**SUPPLIED MATERIAL**

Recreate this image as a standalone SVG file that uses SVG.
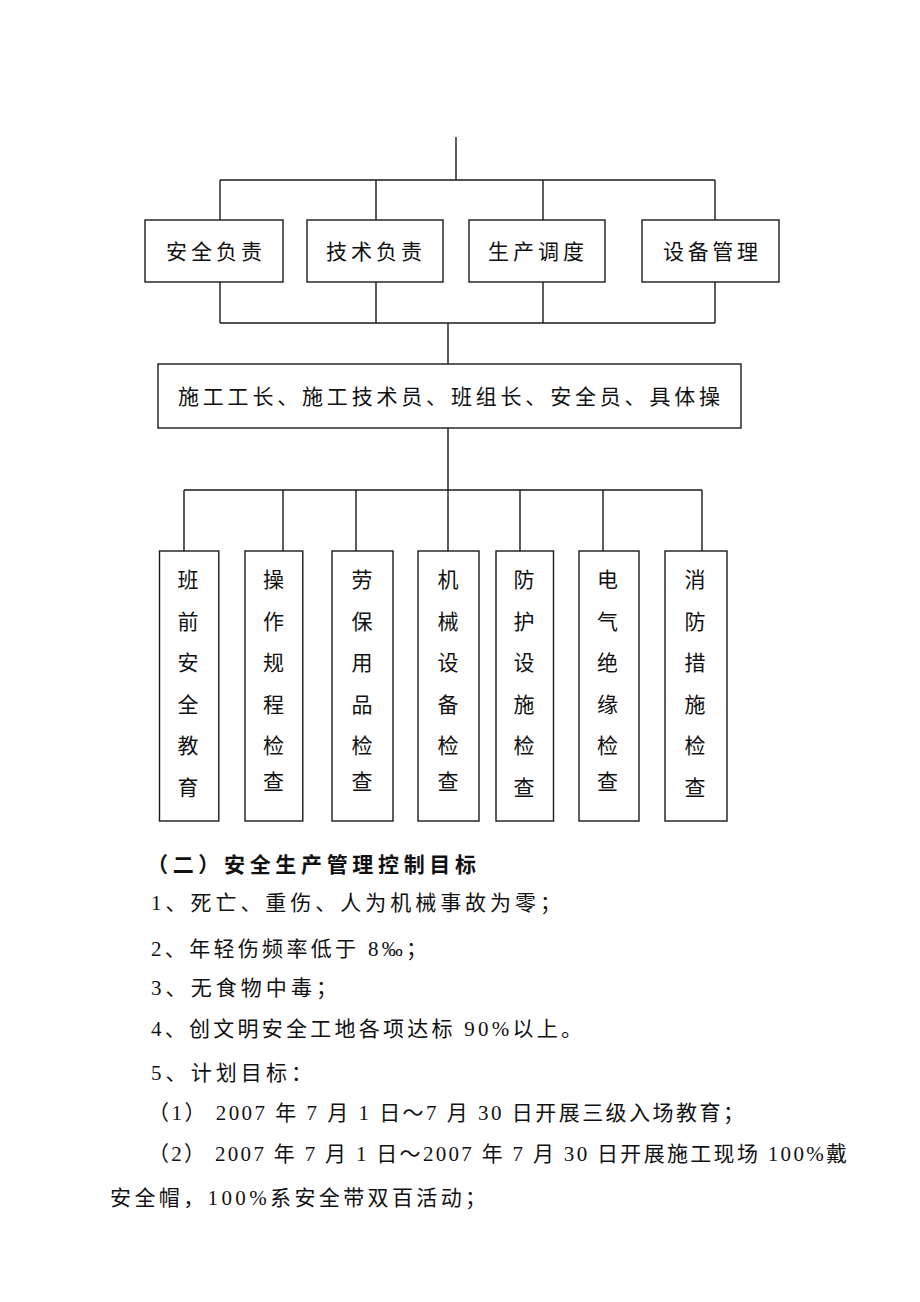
<svg xmlns="http://www.w3.org/2000/svg" width="920" height="1302" viewBox="0 0 920 1302">
<style>
.bx{fill:#fff;stroke:#1a1a1a;stroke-width:1.4}
.ln{fill:none;stroke:#1a1a1a;stroke-width:1.4}
.t{font-family:"Liberation Serif","Noto Sans CJK SC",sans-serif;font-size:21px;fill:#111}
.v{font-family:"Noto Sans CJK SC",sans-serif;font-size:21px;fill:#111;text-anchor:middle}
.h{font-family:"Noto Sans CJK SC",sans-serif;font-size:21px;font-weight:bold;fill:#111}
</style>
<rect width="920" height="1302" fill="#fff"/>
<g id="connectors">
<path class="ln" d="M456,137V180M220,180H715M220,180V220M376,180V220M543,180V220M715,180V220"/>
<path class="ln" d="M220,282V323M376,282V323M543,282V323M715,282V323M220,323H715M448,323V364"/>
<path class="ln" d="M448,428V490M184,490H702M184,490V551M283,490V551M356,490V551M448,490V551M520,490V551M603,490V551M702,490V551"/>
</g>
<g id="n1"><rect class="bx" x="145" y="220" width="138" height="62"/><text class="t" x="166" y="259" textLength="96">安全负责</text></g>
<g id="n2"><rect class="bx" x="307" y="220" width="136" height="62"/><text class="t" x="326" y="259" textLength="96">技术负责</text></g>
<g id="n3"><rect class="bx" x="469" y="220" width="136" height="62"/><text class="t" x="488" y="259" textLength="96">生产调度</text></g>
<g id="n4"><rect class="bx" x="642" y="220" width="137" height="62"/><text class="t" x="663" y="259" textLength="95">设备管理</text></g>
<g id="n5"><rect class="bx" x="158" y="364" width="583" height="64"/><text class="t" x="178" y="404" textLength="542">施工工长、施工技术员、班组长、安全员、具体操</text></g>
<g id="c1"><rect class="bx" x="159.5" y="551" width="59.3" height="270"/><text class="v"><tspan x="188" y="587">班</tspan><tspan x="188" y="628.6">前</tspan><tspan x="188" y="670.2">安</tspan><tspan x="188" y="711.8">全</tspan><tspan x="188" y="753.4">教</tspan><tspan x="188" y="795">育</tspan></text></g>
<g id="c2"><rect class="bx" x="245" y="551" width="57.8" height="270"/><text class="v"><tspan x="273.5" y="587">操</tspan><tspan x="273.5" y="628.6">作</tspan><tspan x="273.5" y="670.2">规</tspan><tspan x="273.5" y="711.8">程</tspan><tspan x="273.5" y="753.4">检</tspan><tspan x="273.5" y="789">查</tspan></text></g>
<g id="c3"><rect class="bx" x="332" y="551" width="61" height="270"/><text class="v"><tspan x="362" y="587">劳</tspan><tspan x="362" y="628.6">保</tspan><tspan x="362" y="670.2">用</tspan><tspan x="362" y="711.8">品</tspan><tspan x="362" y="753.4">检</tspan><tspan x="362" y="789">查</tspan></text></g>
<g id="c4"><rect class="bx" x="418" y="551" width="61" height="270"/><text class="v"><tspan x="448" y="587">机</tspan><tspan x="448" y="628.6">械</tspan><tspan x="448" y="670.2">设</tspan><tspan x="448" y="711.8">备</tspan><tspan x="448" y="753.4">检</tspan><tspan x="448" y="789">查</tspan></text></g>
<g id="c5"><rect class="bx" x="496" y="551" width="57.5" height="270"/><text class="v"><tspan x="524" y="587">防</tspan><tspan x="524" y="628.6">护</tspan><tspan x="524" y="670.2">设</tspan><tspan x="524" y="711.8">施</tspan><tspan x="524" y="753.4">检</tspan><tspan x="524" y="795">查</tspan></text></g>
<g id="c6"><rect class="bx" x="579" y="551" width="60" height="270"/><text class="v"><tspan x="607.5" y="587">电</tspan><tspan x="607.5" y="628.6">气</tspan><tspan x="607.5" y="670.2">绝</tspan><tspan x="607.5" y="711.8">缘</tspan><tspan x="607.5" y="753.4">检</tspan><tspan x="607.5" y="789">查</tspan></text></g>
<g id="c7"><rect class="bx" x="665" y="551" width="62" height="270"/><text class="v"><tspan x="695" y="587">消</tspan><tspan x="695" y="628.6">防</tspan><tspan x="695" y="670.2">措</tspan><tspan x="695" y="711.8">施</tspan><tspan x="695" y="753.4">检</tspan><tspan x="695" y="795">查</tspan></text></g>
<g id="body">
<text class="h" x="147" y="872" textLength="329">（二）安全生产管理控制目标</text>
<text class="t" x="151" y="910" textLength="410">1、死亡、重伤、人为机械事故为零；</text>
<text class="t" x="151" y="956" textLength="276">2、年轻伤频率低于 8‰；</text>
<text class="t" x="151" y="995" textLength="186">3、无食物中毒；</text>
<text class="t" x="151" y="1036" textLength="431">4、创文明安全工地各项达标 90%以上。</text>
<text class="t" x="151" y="1080" textLength="161">5、计划目标：</text>
<text class="t" x="148" y="1120" textLength="596">（1） 2007 年 7 月 1 日～7 月 30 日开展三级入场教育；</text>
<text class="t" x="148" y="1161" textLength="699">（2） 2007 年 7 月 1 日～2007 年 7 月 30 日开展施工现场 100%戴</text>
<text class="t" x="110" y="1205" textLength="376">安全帽，100%系安全带双百活动；</text>
</g>
</svg>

**TASK PROMPT**
Write the lines above out again exactly, without any of their pictures.

**RESULT**
Recreate this image as a standalone SVG file that uses SVG.
<svg xmlns="http://www.w3.org/2000/svg" width="920" height="1302" viewBox="0 0 920 1302">
<style>
.bx{fill:#fff;stroke:#1a1a1a;stroke-width:1.4}
.ln{fill:none;stroke:#1a1a1a;stroke-width:1.4}
.t{font-family:"Liberation Serif","Noto Sans CJK SC",sans-serif;font-size:21px;fill:#111}
.v{font-family:"Noto Sans CJK SC",sans-serif;font-size:21px;fill:#111;text-anchor:middle}
.h{font-family:"Noto Sans CJK SC",sans-serif;font-size:21px;font-weight:bold;fill:#111}
</style>
<rect width="920" height="1302" fill="#fff"/>
<g id="connectors">
<path class="ln" d="M456,137V180M220,180H715M220,180V220M376,180V220M543,180V220M715,180V220"/>
<path class="ln" d="M220,282V323M376,282V323M543,282V323M715,282V323M220,323H715M448,323V364"/>
<path class="ln" d="M448,428V490M184,490H702M184,490V551M283,490V551M356,490V551M448,490V551M520,490V551M603,490V551M702,490V551"/>
</g>
<g id="n1"><rect class="bx" x="145" y="220" width="138" height="62"/><text class="t" x="166" y="259" textLength="96">安全负责</text></g>
<g id="n2"><rect class="bx" x="307" y="220" width="136" height="62"/><text class="t" x="326" y="259" textLength="96">技术负责</text></g>
<g id="n3"><rect class="bx" x="469" y="220" width="136" height="62"/><text class="t" x="488" y="259" textLength="96">生产调度</text></g>
<g id="n4"><rect class="bx" x="642" y="220" width="137" height="62"/><text class="t" x="663" y="259" textLength="95">设备管理</text></g>
<g id="n5"><rect class="bx" x="158" y="364" width="583" height="64"/><text class="t" x="178" y="404" textLength="542">施工工长、施工技术员、班组长、安全员、具体操</text></g>
<g id="c1"><rect class="bx" x="159.5" y="551" width="59.3" height="270"/><text class="v"><tspan x="188" y="587">班</tspan><tspan x="188" y="628.6">前</tspan><tspan x="188" y="670.2">安</tspan><tspan x="188" y="711.8">全</tspan><tspan x="188" y="753.4">教</tspan><tspan x="188" y="795">育</tspan></text></g>
<g id="c2"><rect class="bx" x="245" y="551" width="57.8" height="270"/><text class="v"><tspan x="273.5" y="587">操</tspan><tspan x="273.5" y="628.6">作</tspan><tspan x="273.5" y="670.2">规</tspan><tspan x="273.5" y="711.8">程</tspan><tspan x="273.5" y="753.4">检</tspan><tspan x="273.5" y="789">查</tspan></text></g>
<g id="c3"><rect class="bx" x="332" y="551" width="61" height="270"/><text class="v"><tspan x="362" y="587">劳</tspan><tspan x="362" y="628.6">保</tspan><tspan x="362" y="670.2">用</tspan><tspan x="362" y="711.8">品</tspan><tspan x="362" y="753.4">检</tspan><tspan x="362" y="789">查</tspan></text></g>
<g id="c4"><rect class="bx" x="418" y="551" width="61" height="270"/><text class="v"><tspan x="448" y="587">机</tspan><tspan x="448" y="628.6">械</tspan><tspan x="448" y="670.2">设</tspan><tspan x="448" y="711.8">备</tspan><tspan x="448" y="753.4">检</tspan><tspan x="448" y="789">查</tspan></text></g>
<g id="c5"><rect class="bx" x="496" y="551" width="57.5" height="270"/><text class="v"><tspan x="524" y="587">防</tspan><tspan x="524" y="628.6">护</tspan><tspan x="524" y="670.2">设</tspan><tspan x="524" y="711.8">施</tspan><tspan x="524" y="753.4">检</tspan><tspan x="524" y="795">查</tspan></text></g>
<g id="c6"><rect class="bx" x="579" y="551" width="60" height="270"/><text class="v"><tspan x="607.5" y="587">电</tspan><tspan x="607.5" y="628.6">气</tspan><tspan x="607.5" y="670.2">绝</tspan><tspan x="607.5" y="711.8">缘</tspan><tspan x="607.5" y="753.4">检</tspan><tspan x="607.5" y="789">查</tspan></text></g>
<g id="c7"><rect class="bx" x="665" y="551" width="62" height="270"/><text class="v"><tspan x="695" y="587">消</tspan><tspan x="695" y="628.6">防</tspan><tspan x="695" y="670.2">措</tspan><tspan x="695" y="711.8">施</tspan><tspan x="695" y="753.4">检</tspan><tspan x="695" y="795">查</tspan></text></g>
<g id="body">
<text class="h" x="147" y="872" textLength="329">（二）安全生产管理控制目标</text>
<text class="t" x="151" y="910" textLength="410">1、死亡、重伤、人为机械事故为零；</text>
<text class="t" x="151" y="956" textLength="276">2、年轻伤频率低于 8‰；</text>
<text class="t" x="151" y="995" textLength="186">3、无食物中毒；</text>
<text class="t" x="151" y="1036" textLength="431">4、创文明安全工地各项达标 90%以上。</text>
<text class="t" x="151" y="1080" textLength="161">5、计划目标：</text>
<text class="t" x="148" y="1120" textLength="596">（1） 2007 年 7 月 1 日～7 月 30 日开展三级入场教育；</text>
<text class="t" x="148" y="1161" textLength="699">（2） 2007 年 7 月 1 日～2007 年 7 月 30 日开展施工现场 100%戴</text>
<text class="t" x="110" y="1205" textLength="376">安全帽，100%系安全带双百活动；</text>
</g>
</svg>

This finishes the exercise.